“Le psicosi collettive possono colpire chiunque, soprattutto le persone che non sono abituate a scegliere in autonomia e mettere in discussione le cose – spiega lo psichiatra Michele Cucchi, Direttore Sanitario del Centro Medico Santagostino di Milano – Persone che sono molto sensibili a come si muovono gli altri. Persone anche molto aggiornate ma che dipendono dagli altri per esprimere un giudizio. E’ facile parlare alla pancia delle persone e trascinarle in un vortice di ansia e angoscia, talvolta irrazionali.

Le psicosi sono un modo di vivere il rapporto con la realtà dei fatti: un modo in cui perdiamo il contatto con la realtà, credendo fermamente a cose che non sono reali e tutto il nostro mondo ruota attorno a queste idee. La peculiarità è che veniamo contagiati credendo alla bontà della reazione emotiva dell’altro, non mettendo più in discussione il fatto in quanto tale. Queste paure che possono condurre a una vera e propria psicosi inoltre sono tutte basate sulla minaccia al senso di sopravvivenza della specie. Per affrontare il tema dell’alimentazione, oggetto specifico di questa psicosi collettiva, occorre fare un ragionamento principalmente culturale.

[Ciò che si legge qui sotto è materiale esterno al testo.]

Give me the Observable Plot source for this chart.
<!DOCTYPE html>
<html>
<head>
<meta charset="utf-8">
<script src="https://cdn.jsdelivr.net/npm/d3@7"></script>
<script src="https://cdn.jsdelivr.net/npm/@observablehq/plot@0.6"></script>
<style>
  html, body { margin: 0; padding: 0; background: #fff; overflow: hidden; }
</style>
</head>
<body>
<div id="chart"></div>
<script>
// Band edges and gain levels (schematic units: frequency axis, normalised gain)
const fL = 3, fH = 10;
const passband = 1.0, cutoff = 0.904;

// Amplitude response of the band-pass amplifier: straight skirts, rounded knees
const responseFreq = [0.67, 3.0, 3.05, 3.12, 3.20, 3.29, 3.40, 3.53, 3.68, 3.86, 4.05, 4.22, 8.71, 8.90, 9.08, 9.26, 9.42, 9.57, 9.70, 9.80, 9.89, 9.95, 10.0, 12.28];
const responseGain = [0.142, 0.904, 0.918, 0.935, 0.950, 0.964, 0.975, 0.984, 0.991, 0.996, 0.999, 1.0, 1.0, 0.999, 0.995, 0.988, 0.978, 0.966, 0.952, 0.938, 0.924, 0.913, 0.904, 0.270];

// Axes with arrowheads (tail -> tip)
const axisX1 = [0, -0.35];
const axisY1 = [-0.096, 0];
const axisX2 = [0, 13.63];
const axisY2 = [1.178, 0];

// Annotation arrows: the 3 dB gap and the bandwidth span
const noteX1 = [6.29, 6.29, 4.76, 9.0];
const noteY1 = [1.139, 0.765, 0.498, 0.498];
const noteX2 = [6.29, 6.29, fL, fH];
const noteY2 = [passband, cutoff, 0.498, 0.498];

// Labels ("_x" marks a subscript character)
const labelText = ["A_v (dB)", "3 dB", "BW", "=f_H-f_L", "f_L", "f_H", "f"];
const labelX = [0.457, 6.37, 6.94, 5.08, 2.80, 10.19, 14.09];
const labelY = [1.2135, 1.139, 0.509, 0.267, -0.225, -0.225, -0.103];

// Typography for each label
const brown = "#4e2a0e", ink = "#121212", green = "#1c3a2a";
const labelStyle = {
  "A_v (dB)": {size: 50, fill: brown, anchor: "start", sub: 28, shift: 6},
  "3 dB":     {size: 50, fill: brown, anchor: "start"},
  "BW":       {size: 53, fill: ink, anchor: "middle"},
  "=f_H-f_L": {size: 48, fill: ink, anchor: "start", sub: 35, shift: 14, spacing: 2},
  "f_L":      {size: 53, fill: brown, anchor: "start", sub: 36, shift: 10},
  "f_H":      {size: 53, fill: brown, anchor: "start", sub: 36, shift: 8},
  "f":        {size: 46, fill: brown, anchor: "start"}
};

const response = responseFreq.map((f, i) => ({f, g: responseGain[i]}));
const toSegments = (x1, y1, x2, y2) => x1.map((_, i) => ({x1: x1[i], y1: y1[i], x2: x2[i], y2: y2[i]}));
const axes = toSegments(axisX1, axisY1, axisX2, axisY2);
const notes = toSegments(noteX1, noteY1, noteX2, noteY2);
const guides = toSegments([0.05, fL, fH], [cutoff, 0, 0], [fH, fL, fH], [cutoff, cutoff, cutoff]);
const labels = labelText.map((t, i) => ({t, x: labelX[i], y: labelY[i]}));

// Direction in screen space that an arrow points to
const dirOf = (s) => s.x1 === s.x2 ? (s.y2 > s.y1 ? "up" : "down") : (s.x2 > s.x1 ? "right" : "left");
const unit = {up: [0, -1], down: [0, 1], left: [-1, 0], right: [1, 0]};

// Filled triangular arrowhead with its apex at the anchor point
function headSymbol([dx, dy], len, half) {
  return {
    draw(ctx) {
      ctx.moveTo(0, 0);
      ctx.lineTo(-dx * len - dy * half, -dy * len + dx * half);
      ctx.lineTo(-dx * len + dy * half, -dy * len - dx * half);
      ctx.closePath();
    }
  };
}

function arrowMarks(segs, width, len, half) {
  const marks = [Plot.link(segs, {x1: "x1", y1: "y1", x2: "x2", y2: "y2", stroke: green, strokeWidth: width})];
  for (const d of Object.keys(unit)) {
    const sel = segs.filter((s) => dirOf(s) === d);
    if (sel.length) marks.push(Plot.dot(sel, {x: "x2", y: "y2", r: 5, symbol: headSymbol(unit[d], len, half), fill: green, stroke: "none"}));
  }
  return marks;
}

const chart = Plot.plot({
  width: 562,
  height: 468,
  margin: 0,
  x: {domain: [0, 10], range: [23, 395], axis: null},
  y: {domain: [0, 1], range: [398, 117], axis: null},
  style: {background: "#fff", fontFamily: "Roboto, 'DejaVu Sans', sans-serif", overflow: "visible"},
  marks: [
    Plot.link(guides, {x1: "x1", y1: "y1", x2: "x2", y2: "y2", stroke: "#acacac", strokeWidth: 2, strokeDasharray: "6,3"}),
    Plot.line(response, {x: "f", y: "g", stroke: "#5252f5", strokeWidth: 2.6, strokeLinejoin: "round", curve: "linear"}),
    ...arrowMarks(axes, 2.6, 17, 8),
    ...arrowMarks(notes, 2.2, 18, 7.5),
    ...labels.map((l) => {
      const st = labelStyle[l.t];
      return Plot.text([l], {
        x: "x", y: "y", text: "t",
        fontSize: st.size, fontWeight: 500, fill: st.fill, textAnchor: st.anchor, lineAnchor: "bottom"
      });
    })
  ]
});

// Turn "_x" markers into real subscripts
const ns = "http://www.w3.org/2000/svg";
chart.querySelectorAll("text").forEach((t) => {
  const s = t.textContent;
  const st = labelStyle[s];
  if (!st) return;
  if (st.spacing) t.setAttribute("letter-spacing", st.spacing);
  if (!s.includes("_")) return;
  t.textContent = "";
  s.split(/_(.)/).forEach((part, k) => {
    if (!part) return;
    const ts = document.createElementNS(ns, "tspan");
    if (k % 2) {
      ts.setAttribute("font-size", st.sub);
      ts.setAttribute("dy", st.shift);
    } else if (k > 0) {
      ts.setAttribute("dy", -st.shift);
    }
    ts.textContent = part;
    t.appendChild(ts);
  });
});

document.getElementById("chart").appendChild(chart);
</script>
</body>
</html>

Noi tutti dedichiamo troppo poco tempo e di troppa bassa qualità al cibo, a come mangiamo da capire le scelte che facciamo. Non è tanto la carne, che, leggendo bene i numeri, ha un impatto relativamente piccolo rispetto ad altri fattori, come la sedentarietà e il fumo di sigaretta”.

“Il problema è: che tipo di carne mangiamo? – conclude il dottor Cucchi – Oggi la catena industriale ha stravolto la catena alimentare e, giusto per citare un paio di esempi, le mucche di cui mangiamo la carne non ruminano più ma mangiano mais, una cosa del tutto anomala, come se noi mangiassimo le foglie delle piante. I bovini che noi mangiamo raggiungono la stazza di adulto in un terzo in meno del tempo fisiologico. Questi animali sono trattati medicalmente come le persone anziane nei ricoveri in ospedale per evitare le infezioni da permanenza in luoghi pericolosi per il contagio di infezioni: le stalle (se così si possono chiamare) dove vivono, ammassate una sull’altra. Domandiamoci quindi, che carne mangiamo?

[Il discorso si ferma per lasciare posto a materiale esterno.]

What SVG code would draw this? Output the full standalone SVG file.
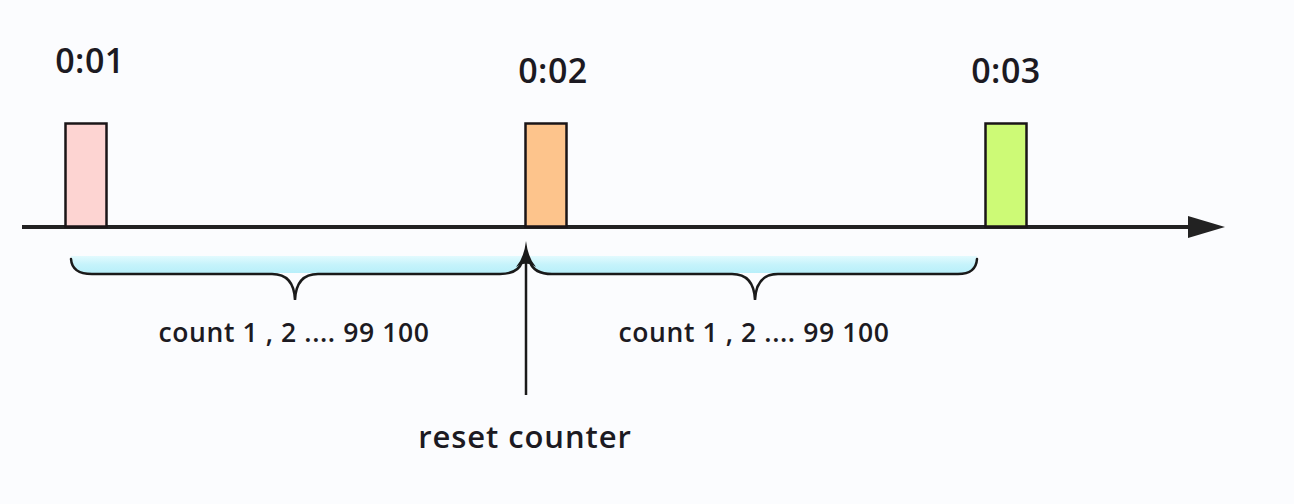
<svg xmlns="http://www.w3.org/2000/svg" width="1294" height="504" viewBox="0 0 1294 504">
<style>
.lbl{font-family:"Open Sans","Noto Sans",sans-serif;fill:#1c1a22;text-anchor:middle;font-weight:600}
.time{font-size:34px;letter-spacing:0.5px}
.cnt{font-size:26.5px;letter-spacing:0.6px}
.rst{font-size:31px;letter-spacing:0.9px}
.pulse{stroke:#1a1517;stroke-width:2.5}
.brace{fill:none;stroke:#1a1a1a;stroke-width:2.5;stroke-linecap:round}
.band{fill:url(#cy)}
</style>
<defs>
<linearGradient id="cy" x1="0" y1="0" x2="0" y2="1">
<stop offset="0" stop-color="#e2fafe"/>
<stop offset="0.5" stop-color="#c6f3fb"/>
<stop offset="1" stop-color="#b8effa"/>
</linearGradient>
</defs>
<rect width="1294" height="504" fill="#fbfcfe"/>
<g id="connectors">
<line x1="22" y1="227" x2="1192" y2="227" stroke="#222" stroke-width="4"/>
<path d="M1188,216 L1225,227 L1188,238 Z" fill="#222"/>
<path class="band" d="M71,256 L522,256 Q520,273 505,273 L90,273 Q72,273 71,256 Z"/>
<path class="band" d="M530,256 L977,256 Q976,273 960,273 L545,273 Q531,273 530,256 Z"/>
<path class="brace" d="M71,259 Q72,274 92,274 L272,274 Q294,274 295,300 Q296,274 318,274 L500,274 Q518,274 522,262"/>
<path class="brace" d="M530,262 Q534,274 552,274 L732,274 Q754,274 755,300 Q756,274 778,274 L958,274 Q976,274 977,259"/>
<line x1="526" y1="395" x2="526" y2="258" stroke="#1a1a1a" stroke-width="2.5"/>
<path d="M526,241 Q528,258 536,267 Q529,263 526,264 Q523,263 516,267 Q524,258 526,241 Z" fill="#1a1a1a"/>
</g>
<g id="pulse1"><rect class="pulse" x="65.5" y="123.5" width="41" height="103" fill="#fdd4d2"/><text class="lbl time" x="90" y="73">0:01</text></g>
<g id="pulse2"><rect class="pulse" x="525.5" y="123.5" width="41" height="103" fill="#fdc48c"/><text class="lbl time" x="553" y="83">0:02</text></g>
<g id="pulse3"><rect class="pulse" x="985.5" y="123.5" width="41" height="103" fill="#cdfa76"/><text class="lbl time" x="1006" y="83">0:03</text></g>
<g id="count1"><text class="lbl cnt" x="294" y="342">count 1 , 2 .... 99 100</text></g>
<g id="count2"><text class="lbl cnt" x="754" y="342">count 1 , 2 .... 99 100</text></g>
<g id="reset"><text class="lbl rst" x="525" y="448">reset counter</text></g>
</svg>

Che ripercussione ha l’assetto ormonale di questi animali sulla nostra salute? Dobbiamo tirare fuori dalla soffitta la cultura del genuino, della produzione, che tutela la catena alimentare, e scegliere quindi il cibo in modo diverso. Dovremmo mangiare un po’ meno, evitare le abbuffate serali, che fanno sempre un po’ gratificazione emotiva di una giornata di lavoro, ma fanno molto male alla nostra salute. Occorre grande consapevolezza e cultura, in questo modo possiamo vincere le psicosi che altrimenti ci travolgono”.